PROBLEM >> Extract only the first line of the listing and every line after it up to and including the one with "ax.bar(x + largura". Omit the pictures.
• • • •
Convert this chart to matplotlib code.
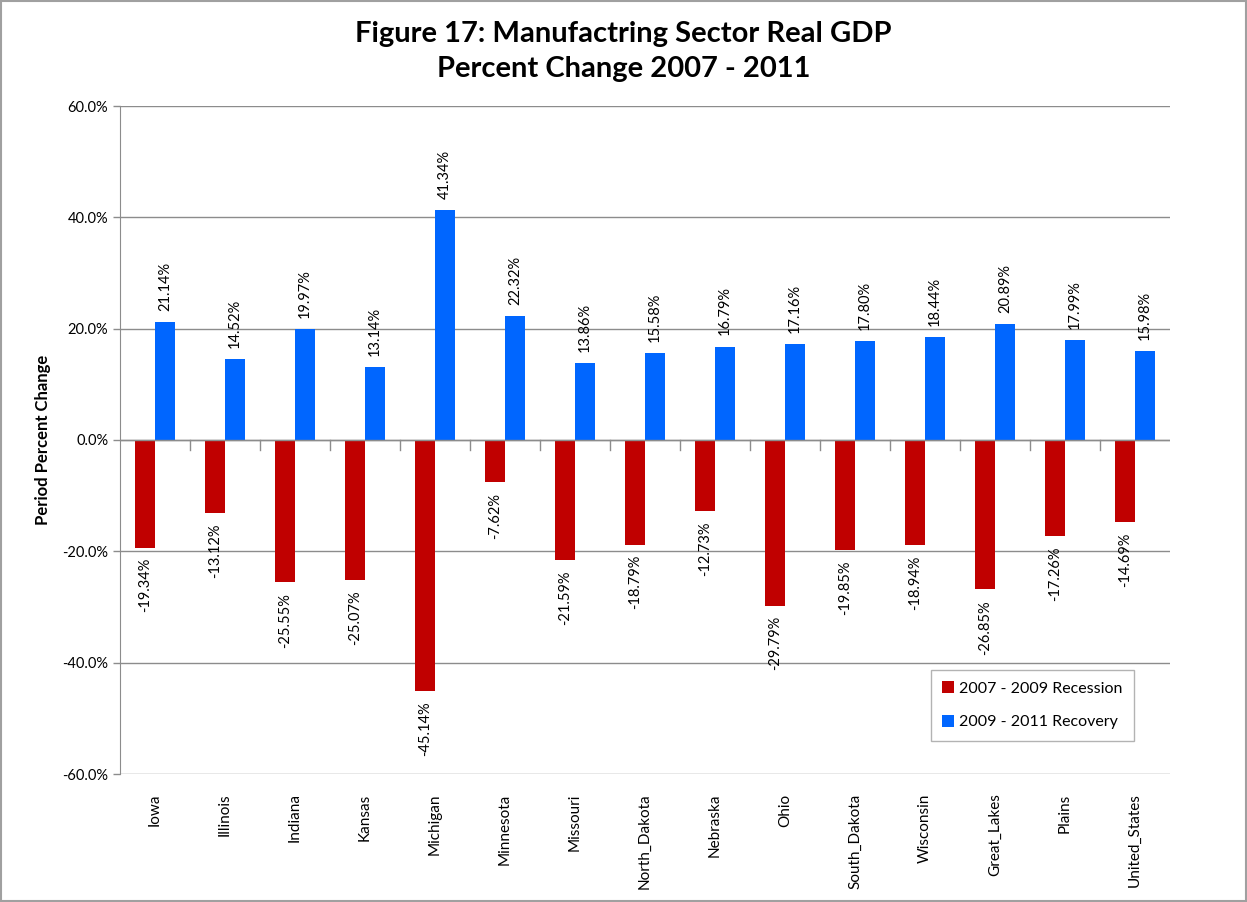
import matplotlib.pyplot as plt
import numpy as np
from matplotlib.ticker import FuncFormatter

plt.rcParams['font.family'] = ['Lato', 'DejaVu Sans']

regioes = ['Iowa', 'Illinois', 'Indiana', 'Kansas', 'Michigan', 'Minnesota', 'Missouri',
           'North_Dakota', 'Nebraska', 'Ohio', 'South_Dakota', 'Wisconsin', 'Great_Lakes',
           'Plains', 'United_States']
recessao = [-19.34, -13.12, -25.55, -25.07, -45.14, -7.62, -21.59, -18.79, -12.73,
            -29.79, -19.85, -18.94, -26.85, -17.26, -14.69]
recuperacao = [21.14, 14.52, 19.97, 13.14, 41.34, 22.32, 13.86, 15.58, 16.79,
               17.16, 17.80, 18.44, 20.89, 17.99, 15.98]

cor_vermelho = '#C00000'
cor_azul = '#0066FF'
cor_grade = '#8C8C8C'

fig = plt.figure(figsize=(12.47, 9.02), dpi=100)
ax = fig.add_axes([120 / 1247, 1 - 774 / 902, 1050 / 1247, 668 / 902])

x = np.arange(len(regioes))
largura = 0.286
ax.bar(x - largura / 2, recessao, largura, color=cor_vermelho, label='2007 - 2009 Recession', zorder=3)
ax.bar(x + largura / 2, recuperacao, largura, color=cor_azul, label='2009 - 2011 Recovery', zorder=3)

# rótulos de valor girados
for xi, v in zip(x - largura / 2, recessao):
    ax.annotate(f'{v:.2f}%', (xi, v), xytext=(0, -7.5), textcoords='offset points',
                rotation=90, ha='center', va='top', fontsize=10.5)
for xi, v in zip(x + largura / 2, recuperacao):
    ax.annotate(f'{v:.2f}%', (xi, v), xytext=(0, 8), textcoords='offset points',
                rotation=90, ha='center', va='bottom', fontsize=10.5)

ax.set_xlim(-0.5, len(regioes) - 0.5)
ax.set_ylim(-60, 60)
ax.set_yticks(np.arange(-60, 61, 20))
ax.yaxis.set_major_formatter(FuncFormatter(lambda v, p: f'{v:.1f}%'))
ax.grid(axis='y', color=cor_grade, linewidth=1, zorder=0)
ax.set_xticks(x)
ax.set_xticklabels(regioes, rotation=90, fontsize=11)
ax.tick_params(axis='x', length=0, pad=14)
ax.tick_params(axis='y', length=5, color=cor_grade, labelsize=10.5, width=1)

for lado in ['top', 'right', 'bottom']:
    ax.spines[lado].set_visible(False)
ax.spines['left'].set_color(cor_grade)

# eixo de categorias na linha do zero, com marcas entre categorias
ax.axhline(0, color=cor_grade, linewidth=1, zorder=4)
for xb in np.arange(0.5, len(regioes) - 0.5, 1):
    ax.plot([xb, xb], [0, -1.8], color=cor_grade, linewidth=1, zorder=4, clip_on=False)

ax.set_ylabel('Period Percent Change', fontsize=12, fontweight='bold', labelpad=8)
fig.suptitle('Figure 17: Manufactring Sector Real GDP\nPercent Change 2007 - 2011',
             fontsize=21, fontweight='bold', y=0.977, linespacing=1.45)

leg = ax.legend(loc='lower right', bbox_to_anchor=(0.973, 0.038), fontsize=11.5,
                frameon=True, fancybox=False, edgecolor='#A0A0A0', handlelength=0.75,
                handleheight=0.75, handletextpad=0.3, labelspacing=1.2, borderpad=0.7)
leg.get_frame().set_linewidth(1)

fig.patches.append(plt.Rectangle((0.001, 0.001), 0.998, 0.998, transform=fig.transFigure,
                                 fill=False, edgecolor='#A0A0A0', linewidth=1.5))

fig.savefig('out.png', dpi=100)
• • • •
RIGHT ANSWER >>
Convert this chart to matplotlib code.
import matplotlib.pyplot as plt
import numpy as np
from matplotlib.ticker import FuncFormatter

plt.rcParams['font.family'] = ['Lato', 'DejaVu Sans']

regioes = ['Iowa', 'Illinois', 'Indiana', 'Kansas', 'Michigan', 'Minnesota', 'Missouri',
           'North_Dakota', 'Nebraska', 'Ohio', 'South_Dakota', 'Wisconsin', 'Great_Lakes',
           'Plains', 'United_States']
recessao = [-19.34, -13.12, -25.55, -25.07, -45.14, -7.62, -21.59, -18.79, -12.73,
            -29.79, -19.85, -18.94, -26.85, -17.26, -14.69]
recuperacao = [21.14, 14.52, 19.97, 13.14, 41.34, 22.32, 13.86, 15.58, 16.79,
               17.16, 17.80, 18.44, 20.89, 17.99, 15.98]

cor_vermelho = '#C00000'
cor_azul = '#0066FF'
cor_grade = '#8C8C8C'

fig = plt.figure(figsize=(12.47, 9.02), dpi=100)
ax = fig.add_axes([120 / 1247, 1 - 774 / 902, 1050 / 1247, 668 / 902])

x = np.arange(len(regioes))
largura = 0.286
ax.bar(x - largura / 2, recessao, largura, color=cor_vermelho, label='2007 - 2009 Recession', zorder=3)
ax.bar(x + largura / 2, recuperacao, largura, color=cor_azul, label='2009 - 2011 Recovery', zorder=3)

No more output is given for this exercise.